The success of Cheers, as with any TV show, must be attributed to the viewing labor of the TV viewers. It is in their viewing of a TV show that the value of a TV show is objectified—that the very existence of the TV show is validated. However, after being willed into existence by the labor of the TV viewers, Cheers was simultaneously betraying its creators by empowering the broadcasters. Vis-à-vis the broadcasters, Cheers is private property, whereas, in regard to the TV viewers, Cheers was a commodity. In the broadcasting system of television that prevails today, these two relationships have remained constant. In any event, by empowering the broadcasters, Cheers commenced to estrange the TV viewer from his viewing labor. Frasier would further empower the broadcasters, its success fueled by the transcendence of the viewing labor invested in its predecessor.

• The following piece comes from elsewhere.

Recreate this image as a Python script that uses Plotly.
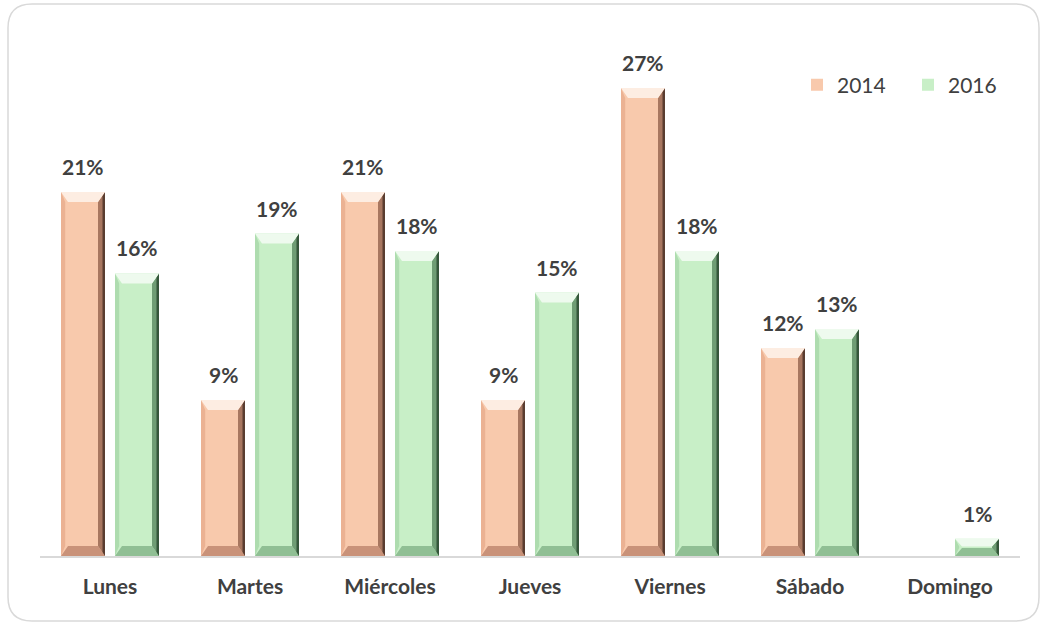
import plotly.graph_objects as go

# Share of events per weekday (percent)
days = ["Lunes", "Martes", "Miércoles", "Jueves", "Viernes", "Sábado", "Domingo"]
pct_2014 = [21.0, 9.0, 21.0, 9.0, 27.0, 12.0, None]
pct_2016 = [16.3, 18.6, 17.6, 15.2, 17.6, 13.1, 1.0]
series_names = ["2014", "2016"]

# Geometry (plot area: 980 x 520 px, y range 0..30)
W_PX, H_PX = 1045, 624
M_L, M_R, M_T, M_B = 40, 25, 36, 68
Y_MAX = 30.0
PLOT_W = W_PX - M_L - M_R
PLOT_H = H_PX - M_T - M_B
PX_X = PLOT_W / len(days)        # px per category unit
PX_Y = PLOT_H / Y_MAX            # px per percent

BAR_W = 44 / PX_X
OFFSETS = [-27 / PX_X, 27 / PX_X]
BEVEL_X = 7 / PX_X
EDGE_X = 2.5 / PX_X
BEVEL_Y = 10 / PX_Y

palettes = {
    "2014": dict(face="#F8C9AC", top="#FDEDE2", left="#EBB293", right="#A87760",
                 edge="#5A3D30", bottom="#C99279"),
    "2016": dict(face="#C8EFC7", top="#EEFAEE", left="#AEDCAF", right="#6F9D74",
                 edge="#35563A", bottom="#90BF94"),
}

TEXT = "#404040"
FONT = "Lato"

fig = go.Figure()


def poly_trace(polys, color):
    xs, ys = [], []
    for p in polys:
        for (x, y) in p:
            xs.append(x)
            ys.append(y)
        xs.append(p[0][0])
        ys.append(p[0][1])
        xs.append(None)
        ys.append(None)
    return go.Scatter(x=xs, y=ys, mode="lines", fill="toself", fillcolor=color,
                      line=dict(width=0, color=color), hoverinfo="skip",
                      showlegend=False)


for name, vals, off in zip(series_names, [pct_2014, pct_2016], OFFSETS):
    pal = palettes[name]
    fig.add_trace(go.Bar(
        x=list(range(len(days))), y=vals, name=name, width=BAR_W, offset=off - BAR_W / 2,
        marker=dict(color=pal["face"], line=dict(width=0)),
        hovertemplate="%{y:.0f}%<extra>" + name + "</extra>",
    ))
    top, bottom, left, right, edge = [], [], [], [], []
    for i, v in enumerate(vals):
        if v is None or v <= 0:
            continue
        c = i + off
        hw = BAR_W / 2
        dy = min(BEVEL_Y, v / 2.2)
        x0, x1 = c - hw, c + hw
        top.append([(x0, v), (x1, v), (x1 - BEVEL_X, v - dy), (x0 + BEVEL_X, v - dy)])
        bottom.append([(x0, 0), (x1, 0), (x1 - BEVEL_X, dy), (x0 + BEVEL_X, dy)])
        left.append([(x0, 0), (x0, v), (x0 + BEVEL_X * 0.6, v - dy), (x0 + BEVEL_X * 0.6, dy)])
        right.append([(x1, 0), (x1, v), (x1 - BEVEL_X, v - dy), (x1 - BEVEL_X, dy)])
        edge.append([(x1, 0), (x1, v), (x1 - EDGE_X, v - dy * 0.4), (x1 - EDGE_X, dy * 0.4)])
    fig.add_trace(poly_trace(left, pal["left"]))
    fig.add_trace(poly_trace(bottom, pal["bottom"]))
    fig.add_trace(poly_trace(right, pal["right"]))
    fig.add_trace(poly_trace(edge, pal["edge"]))
    fig.add_trace(poly_trace(top, pal["top"]))

# Value labels above each bar
annotations = []
for vals, off in zip([pct_2014, pct_2016], OFFSETS):
    for i, v in enumerate(vals):
        if v is None:
            continue
        annotations.append(dict(
            x=i + off, y=v, xref="x", yref="y", text=f"<b>{v:.0f}%</b>",
            showarrow=False, yanchor="bottom", yshift=11,
            font=dict(family=FONT, size=21, color=TEXT),
        ))


# Rounded card border, drawn in paper coordinates
def px(xp):
    return (xp - M_L) / PLOT_W


def py(yp):
    return (H_PX - M_B - yp) / PLOT_H


L, R, T, B, RAD = 8, 1039, 4, 621, 24
path = (
    f"M {px(L + RAD)} {py(T)} L {px(R - RAD)} {py(T)} "
    f"Q {px(R)} {py(T)} {px(R)} {py(T + RAD)} "
    f"L {px(R)} {py(B - RAD)} Q {px(R)} {py(B)} {px(R - RAD)} {py(B)} "
    f"L {px(L + RAD)} {py(B)} Q {px(L)} {py(B)} {px(L)} {py(B - RAD)} "
    f"L {px(L)} {py(T + RAD)} Q {px(L)} {py(T)} {px(L + RAD)} {py(T)} Z"
)

fig.update_layout(
    width=W_PX, height=H_PX,
    margin=dict(l=M_L, r=M_R, t=M_T, b=M_B),
    paper_bgcolor="white", plot_bgcolor="white",
    barmode="overlay",
    showlegend=True,
    legend=dict(orientation="h", x=px(797), y=py(85), xanchor="left", yanchor="middle",
                font=dict(family=FONT, size=21, color=TEXT), itemwidth=30,
                entrywidth=66, entrywidthmode="pixels",
                bgcolor="rgba(0,0,0,0)"),
    xaxis=dict(range=[-0.5, len(days) - 0.5], tickvals=list(range(len(days))),
               ticktext=[f"<b>{d}</b>" for d in days], showgrid=False, zeroline=False,
               showline=True, linecolor="#D9D9D9", linewidth=2, ticks="",
               ticklabelstandoff=11,
               tickfont=dict(family=FONT, size=21, color=TEXT), fixedrange=True),
    yaxis=dict(range=[0, Y_MAX], visible=False, fixedrange=True),
    annotations=annotations,
    shapes=[dict(type="path", path=path, xref="paper", yref="paper",
                 line=dict(color="#D9D9D9", width=1.5), layer="below")],
)

fig.write_html("out.html")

More generally, as the means of the viewing labor is estranged from the viewer (having been entirely subsumed by the broadcasters), the viewer ceases to be an agent of the manifestation of value. Although the initial purpose of the viewer was to objectify value in his viewership, upon the assumption of the means of viewing labor by the broadcaster, the viewer is rendered merely a glaring automaton. The resulting trivialization of value allows for the broadcasting of such shows as NBC’s Joey.

Despair is not the order of the day, though. The success of cable networks such as HBO and Comedy Central demonstrates that the revolution is near. It is a time of decadence for the broadcasters and their non-cable leviathan. TV viewers of the world unite!